S'il n'y avait au monde qu'une seule personne qui dût mourir et qu'informée de son arrêt, elle mît aussi peu de zèle et d'empressement à s'occuper de son âme et de son salut qui nous en manifestons nous-mêmes, mon Dieu ! Que de reproches et de remontrances n'aurait-elle point à subir ! « Ne voyez-vous pas, lui crierait-on, qu'un trait mortel va percer votre cœur ? Ne voyez-vous pas le tombeau et les vers qui attendent déjà leur hideuse pâture ? Ne voyez-vous pas le jugement, le compte que vous allez avoir à rendre, compte si obscur et si chargé ? Hélas ! Vous gaspillez le temps en plaisirs, en frivolités, en vaines distractions, en entreprises de tout genre, en mille chimères, en mille rêves de succès et de bonheur ! Et la grande, l'importante affaire du salut, vous l'oubliez complètement, vous la perdez tout à fait de vue !» — Ah ! Que chacune de nous se dise ces choses à soi-même, puisque nous sommes tous condamnés à la mort par un arrêt inévitable de la justice divine.
Bien que la voix de Dieu nous avertisse que la mort est près de nous, le démon néanmoins nous fait accroire qu'elle est encore, bien, bien loin; il nous la représente comme un boiteux dont la marche est lente et mal assurée : et nous, pauvres insensées, nous nous la figurons comme en effet bien éloignée ! Nous voyons ses victimes autour de nous, et nous jouons avec autant de sécurité que si nous ne devions pas demain grossir leur nombre !
Dites-vous souvent : entre la mort et moi, il n'y a qu'un pas ; regardez la mort comme le seuil de l'éternité et imaginez-vous à chaque instant être sur le point de le franchir.
Demeurez toujours ici-bas comme si vous étiez sur le point de déménager: Que toutes vos actions portent l'empreinte de cette utile réflexion : demain, je devrai plier ma tente et la porter ailleurs ; et cet ailleurs, c'est le tombeau, c'est l'éternité. Mon Dieu, non, je ne veux plus rien faire que pour cette éternité : travailler pour l'éternité, parler pour l'éternité, lire, écrire pour l'éternité!... Cette vie, cela n'en vaut vraiment pas la peine !

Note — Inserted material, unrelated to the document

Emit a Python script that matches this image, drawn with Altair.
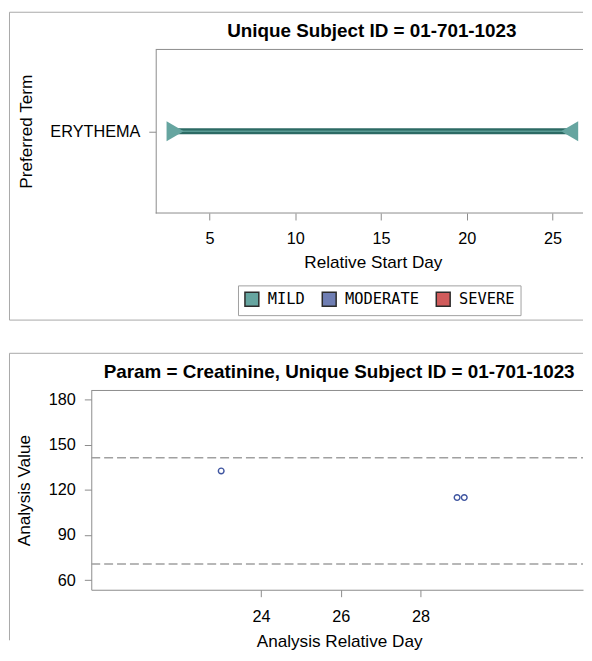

Voici une bonne pratique. Lorsque vous passez devant un cimetière, que vous apprenez la mort d'une personne, que vous voyez un convoi funèbre, que vous entendez sonner le glas des trépassés, ne priez pas seulement pour le soulagement des pauvres âmes, mais faites aussi un retour sur vous-même, et souvenez-vous de votre fin prochaine. Demandez-vous : Si j'étais mort, en quel état serais-je aujourd'hui ! serais-je riche en bonnes œuvres ? Et peut-être je mourrai demain ! Faites dès maintenant tout ce qu'il est en votre pouvoir de faire pour bien mourir. (R. P. HELLEGEER.)